--- STATED TASK ---
Copy out the records precisely, omitting pictures.
::::
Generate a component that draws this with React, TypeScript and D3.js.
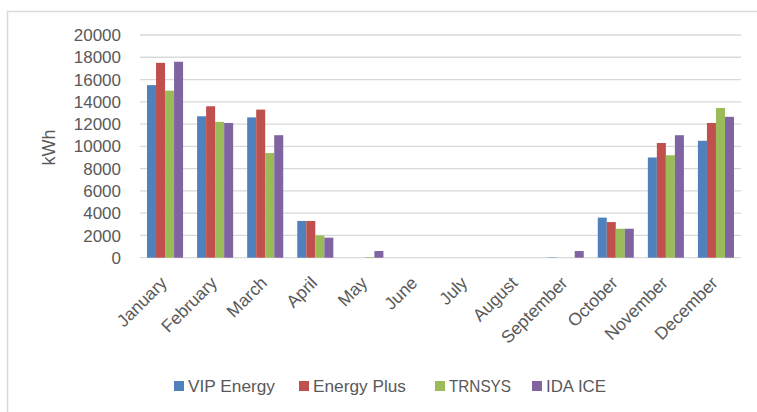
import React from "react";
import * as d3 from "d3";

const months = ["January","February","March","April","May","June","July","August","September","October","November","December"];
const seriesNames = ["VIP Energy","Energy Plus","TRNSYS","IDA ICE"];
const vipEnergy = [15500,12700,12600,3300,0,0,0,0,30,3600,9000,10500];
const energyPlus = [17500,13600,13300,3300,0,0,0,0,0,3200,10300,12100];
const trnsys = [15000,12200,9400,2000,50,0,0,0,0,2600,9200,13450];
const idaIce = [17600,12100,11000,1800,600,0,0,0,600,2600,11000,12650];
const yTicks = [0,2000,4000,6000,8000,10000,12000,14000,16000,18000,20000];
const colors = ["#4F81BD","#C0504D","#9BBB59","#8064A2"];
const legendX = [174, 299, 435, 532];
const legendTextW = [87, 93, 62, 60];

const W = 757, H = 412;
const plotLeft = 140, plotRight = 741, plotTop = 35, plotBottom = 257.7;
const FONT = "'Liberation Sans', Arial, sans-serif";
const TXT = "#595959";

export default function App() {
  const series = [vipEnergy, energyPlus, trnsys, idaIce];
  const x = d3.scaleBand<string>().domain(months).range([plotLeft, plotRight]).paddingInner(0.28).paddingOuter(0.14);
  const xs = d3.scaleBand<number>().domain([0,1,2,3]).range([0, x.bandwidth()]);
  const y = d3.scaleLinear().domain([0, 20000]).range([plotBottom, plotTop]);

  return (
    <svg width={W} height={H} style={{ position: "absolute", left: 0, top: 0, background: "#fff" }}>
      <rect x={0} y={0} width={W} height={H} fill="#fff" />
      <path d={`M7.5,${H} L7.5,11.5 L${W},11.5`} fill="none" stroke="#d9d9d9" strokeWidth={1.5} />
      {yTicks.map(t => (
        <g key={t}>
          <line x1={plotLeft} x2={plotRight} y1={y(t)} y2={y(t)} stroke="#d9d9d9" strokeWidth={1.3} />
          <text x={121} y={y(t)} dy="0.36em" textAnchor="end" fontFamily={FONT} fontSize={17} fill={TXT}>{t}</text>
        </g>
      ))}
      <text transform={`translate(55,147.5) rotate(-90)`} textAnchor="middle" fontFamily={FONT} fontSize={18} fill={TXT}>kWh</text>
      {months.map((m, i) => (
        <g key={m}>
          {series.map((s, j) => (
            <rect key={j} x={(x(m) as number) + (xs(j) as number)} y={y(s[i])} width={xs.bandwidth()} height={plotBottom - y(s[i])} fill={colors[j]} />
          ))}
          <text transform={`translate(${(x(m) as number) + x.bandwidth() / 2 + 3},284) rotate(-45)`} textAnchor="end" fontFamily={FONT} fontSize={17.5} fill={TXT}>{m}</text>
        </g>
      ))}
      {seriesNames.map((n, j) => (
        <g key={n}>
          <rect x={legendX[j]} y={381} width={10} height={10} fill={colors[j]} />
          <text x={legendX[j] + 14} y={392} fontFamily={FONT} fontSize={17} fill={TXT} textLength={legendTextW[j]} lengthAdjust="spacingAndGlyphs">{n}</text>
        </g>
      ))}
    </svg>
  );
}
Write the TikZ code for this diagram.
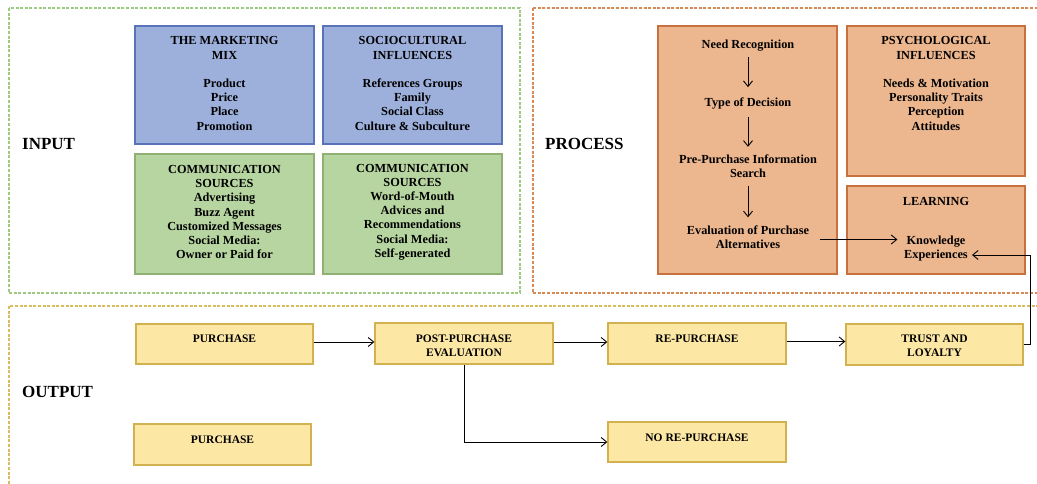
::::
--- WRITTEN SOLUTION ---
Generate a component that draws this with React, TypeScript and D3.js.
import React from "react";
import * as d3 from "d3";

const months = ["January","February","March","April","May","June","July","August","September","October","November","December"];
const seriesNames = ["VIP Energy","Energy Plus","TRNSYS","IDA ICE"];
const vipEnergy = [15500,12700,12600,3300,0,0,0,0,30,3600,9000,10500];
const energyPlus = [17500,13600,13300,3300,0,0,0,0,0,3200,10300,12100];
const trnsys = [15000,12200,9400,2000,50,0,0,0,0,2600,9200,13450];
const idaIce = [17600,12100,11000,1800,600,0,0,0,600,2600,11000,12650];
const yTicks = [0,2000,4000,6000,8000,10000,12000,14000,16000,18000,20000];
const colors = ["#4F81BD","#C0504D","#9BBB59","#8064A2"];
const legendX = [174, 299, 435, 532];
const legendTextW = [87, 93, 62, 60];

const W = 757, H = 412;
const plotLeft = 140, plotRight = 741, plotTop = 35, plotBottom = 257.7;
const FONT = "'Liberation Sans', Arial, sans-serif";
const TXT = "#595959";

export default function App() {
  const series = [vipEnergy, energyPlus, trnsys, idaIce];
  const x = d3.scaleBand<string>().domain(months).range([plotLeft, plotRight]).paddingInner(0.28).paddingOuter(0.14);
  const xs = d3.scaleBand<number>().domain([0,1,2,3]).range([0, x.bandwidth()]);
  const y = d3.scaleLinear().domain([0, 20000]).range([plotBottom, plotTop]);

  return (
    <svg width={W} height={H} style={{ position: "absolute", left: 0, top: 0, background: "#fff" }}>
      <rect x={0} y={0} width={W} height={H} fill="#fff" />
      <path d={`M7.5,${H} L7.5,11.5 L${W},11.5`} fill="none" stroke="#d9d9d9" strokeWidth={1.5} />
      {yTicks.map(t => (
        <g key={t}>
          <line x1={plotLeft} x2={plotRight} y1={y(t)} y2={y(t)} stroke="#d9d9d9" strokeWidth={1.3} />
          <text x={121} y={y(t)} dy="0.36em" textAnchor="end" fontFamily={FONT} fontSize={17} fill={TXT}>{t}</text>
        </g>
      ))}
      <text transform={`translate(55,147.5) rotate(-90)`} textAnchor="middle" fontFamily={FONT} fontSize={18} fill={TXT}>kWh</text>
      {months.map((m, i) => (
        <g key={m}>
          {series.map((s, j) => (
            <rect key={j} x={(x(m) as number) + (xs(j) as number)} y={y(s[i])} width={xs.bandwidth()} height={plotBottom - y(s[i])} fill={colors[j]} />
          ))}
          <text transform={`translate(${(x(m) as number) + x.bandwidth() / 2 + 3},284) rotate(-45)`} textAnchor="end" fontFamily={FONT} fontSize={17.5} fill={TXT}>{m}</text>
        </g>
      ))}
      {seriesNames.map((n, j) => (
        <g key={n}>
          <rect x={legendX[j]} y={381} width={10} height={10} fill={colors[j]} />
          <text x={legendX[j] + 14} y={392} fontFamily={FONT} fontSize={17} fill={TXT} textLength={legendTextW[j]} lengthAdjust="spacingAndGlyphs">{n}</text>
        </g>
      ))}
    </svg>
  );
}
Write the TikZ code for this diagram.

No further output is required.